__WHAT TO DO__. The listing below must be repeated word for word, with its images excluded.

==== PROVIDED DATA ====

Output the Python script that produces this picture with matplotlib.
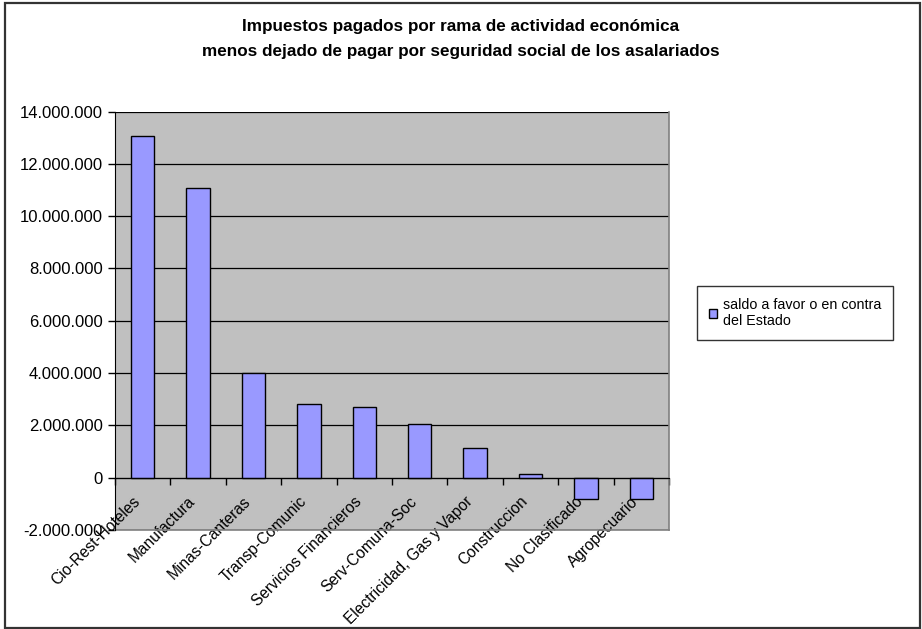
import matplotlib
matplotlib.use("Agg")
import matplotlib.pyplot as plt
from matplotlib.patches import Rectangle
from matplotlib.ticker import FuncFormatter, FixedLocator
import matplotlib.transforms as mtransforms
import numpy as np

categories = ["Cio-Rest-Hoteles", "Manufactura", "Minas-Canteras", "Transp-Comunic",
              "Servicios Financieros", "Serv-Comuna-Soc", "Electricidad, Gas y Vapor",
              "Construccion", "No Clasificado", "Agropecuario"]
values = [13070000, 11090000, 4020000, 2820000, 2690000, 2070000, 1150000, 130000, -800000, -800000]
series_name = "saldo a favor o en contra\ndel Estado"
title = "Impuestos pagados por rama de actividad económica\nmenos dejado de pagar por seguridad social de los asalariados"
yticks = [-2000000, 0, 2000000, 4000000, 6000000, 8000000, 10000000, 12000000, 14000000]

plt.rcParams['font.family'] = ['Liberation Sans', 'DejaVu Sans']
plt.rcParams['axes.unicode_minus'] = False

fig = plt.figure(figsize=(9.22, 6.29), dpi=100)
fig.patches.append(Rectangle((5/922, 1-628/629), 915/922, 625/629, transform=fig.transFigure,
                             fill=False, edgecolor='#333333', linewidth=1.6))

ax = fig.add_axes([115/922, 1-530/629, (669-115)/922, (530-111.5)/629])
ax.set_facecolor('#C0C0C0')
x = np.arange(len(categories))
ax.bar(x, values, width=0.42, color='#9999FF', edgecolor='black', linewidth=1.0,
       label=series_name, zorder=3)
ax.set_xlim(-0.5, len(categories) - 0.5)
ax.set_ylim(-2000000, 14000000)
ax.set_yticks(yticks)
ax.yaxis.set_major_formatter(FuncFormatter(lambda v, p: f"{int(v):,}".replace(",", ".")))
ax.grid(axis='y', color='black', linewidth=0.9, zorder=1)
ax.tick_params(axis='y', labelsize=12, length=5, width=1, direction='out', pad=4)

# x axis at zero
ax.spines['bottom'].set_position(('data', 0))
ax.spines['bottom'].set_zorder(4)
ax.spines['left'].set_color('black')
for s in ['top', 'right']:
    ax.spines[s].set_visible(False)
ax.plot([1, 1], [0, 1], transform=ax.transAxes, color='#808080', lw=1.2, clip_on=False)
ax.plot([0, 1], [0, 0], transform=ax.transAxes, color='#808080', lw=1.2, clip_on=False)

ax.xaxis.set_major_locator(FixedLocator(np.arange(-0.5, len(categories), 1.0)))
ax.xaxis.set_minor_locator(FixedLocator(x))
ax.set_xticklabels([], minor=False)
ax.set_xticklabels(categories, minor=True, rotation=45, ha='right', va='center',
                   rotation_mode='anchor', fontsize=11.2)
ax.tick_params(axis='x', which='major', length=5, width=1, direction='out')
ax.tick_params(axis='x', which='minor', length=0, pad=14)
offset = mtransforms.ScaledTranslation(-5/100, -2/100, fig.dpi_scale_trans)
for lbl in ax.get_xticklabels(minor=True):
    lbl.set_zorder(5)
    lbl.set_transform(lbl.get_transform() + offset)

fig.text(0.5, 1-39/629, title, ha='center', va='center', fontsize=12.3, fontweight='bold',
         linespacing=1.85)

leg = fig.legend(loc='center', bbox_to_anchor=(795/922, 1-313/629), frameon=True,
                 fontsize=10.3, handlelength=0.6, handleheight=0.6, handletextpad=0.4,
                 borderpad=0.8, labelspacing=0.3, fancybox=False)
leg.get_frame().set_edgecolor('black')
leg.get_frame().set_linewidth(1.0)
for h in leg.legend_handles:
    h.set_linewidth(1.0)

fig.savefig("out.png", dpi=100)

====

__TASK RESULT__.
Output the Python script that produces this picture with matplotlib.
import matplotlib
matplotlib.use("Agg")
import matplotlib.pyplot as plt
from matplotlib.patches import Rectangle
from matplotlib.ticker import FuncFormatter, FixedLocator
import matplotlib.transforms as mtransforms
import numpy as np

categories = ["Cio-Rest-Hoteles", "Manufactura", "Minas-Canteras", "Transp-Comunic",
              "Servicios Financieros", "Serv-Comuna-Soc", "Electricidad, Gas y Vapor",
              "Construccion", "No Clasificado", "Agropecuario"]
values = [13070000, 11090000, 4020000, 2820000, 2690000, 2070000, 1150000, 130000, -800000, -800000]
series_name = "saldo a favor o en contra\ndel Estado"
title = "Impuestos pagados por rama de actividad económica\nmenos dejado de pagar por seguridad social de los asalariados"
yticks = [-2000000, 0, 2000000, 4000000, 6000000, 8000000, 10000000, 12000000, 14000000]

plt.rcParams['font.family'] = ['Liberation Sans', 'DejaVu Sans']
plt.rcParams['axes.unicode_minus'] = False

fig = plt.figure(figsize=(9.22, 6.29), dpi=100)
fig.patches.append(Rectangle((5/922, 1-628/629), 915/922, 625/629, transform=fig.transFigure,
                             fill=False, edgecolor='#333333', linewidth=1.6))

ax = fig.add_axes([115/922, 1-530/629, (669-115)/922, (530-111.5)/629])
ax.set_facecolor('#C0C0C0')
x = np.arange(len(categories))
ax.bar(x, values, width=0.42, color='#9999FF', edgecolor='black', linewidth=1.0,
       label=series_name, zorder=3)
ax.set_xlim(-0.5, len(categories) - 0.5)
ax.set_ylim(-2000000, 14000000)
ax.set_yticks(yticks)
ax.yaxis.set_major_formatter(FuncFormatter(lambda v, p: f"{int(v):,}".replace(",", ".")))
ax.grid(axis='y', color='black', linewidth=0.9, zorder=1)
ax.tick_params(axis='y', labelsize=12, length=5, width=1, direction='out', pad=4)

# x axis at zero
ax.spines['bottom'].set_position(('data', 0))
ax.spines['bottom'].set_zorder(4)
ax.spines['left'].set_color('black')
for s in ['top', 'right']:
    ax.spines[s].set_visible(False)
ax.plot([1, 1], [0, 1], transform=ax.transAxes, color='#808080', lw=1.2, clip_on=False)
ax.plot([0, 1], [0, 0], transform=ax.transAxes, color='#808080', lw=1.2, clip_on=False)

ax.xaxis.set_major_locator(FixedLocator(np.arange(-0.5, len(categories), 1.0)))
ax.xaxis.set_minor_locator(FixedLocator(x))
ax.set_xticklabels([], minor=False)
ax.set_xticklabels(categories, minor=True, rotation=45, ha='right', va='center',
                   rotation_mode='anchor', fontsize=11.2)
ax.tick_params(axis='x', which='major', length=5, width=1, direction='out')
ax.tick_params(axis='x', which='minor', length=0, pad=14)
offset = mtransforms.ScaledTranslation(-5/100, -2/100, fig.dpi_scale_trans)
for lbl in ax.get_xticklabels(minor=True):
    lbl.set_zorder(5)
    lbl.set_transform(lbl.get_transform() + offset)

fig.text(0.5, 1-39/629, title, ha='center', va='center', fontsize=12.3, fontweight='bold',
         linespacing=1.85)

leg = fig.legend(loc='center', bbox_to_anchor=(795/922, 1-313/629), frameon=True,
                 fontsize=10.3, handlelength=0.6, handleheight=0.6, handletextpad=0.4,
                 borderpad=0.8, labelspacing=0.3, fancybox=False)
leg.get_frame().set_edgecolor('black')
leg.get_frame().set_linewidth(1.0)
for h in leg.legend_handles:
    h.set_linewidth(1.0)

fig.savefig("out.png", dpi=100)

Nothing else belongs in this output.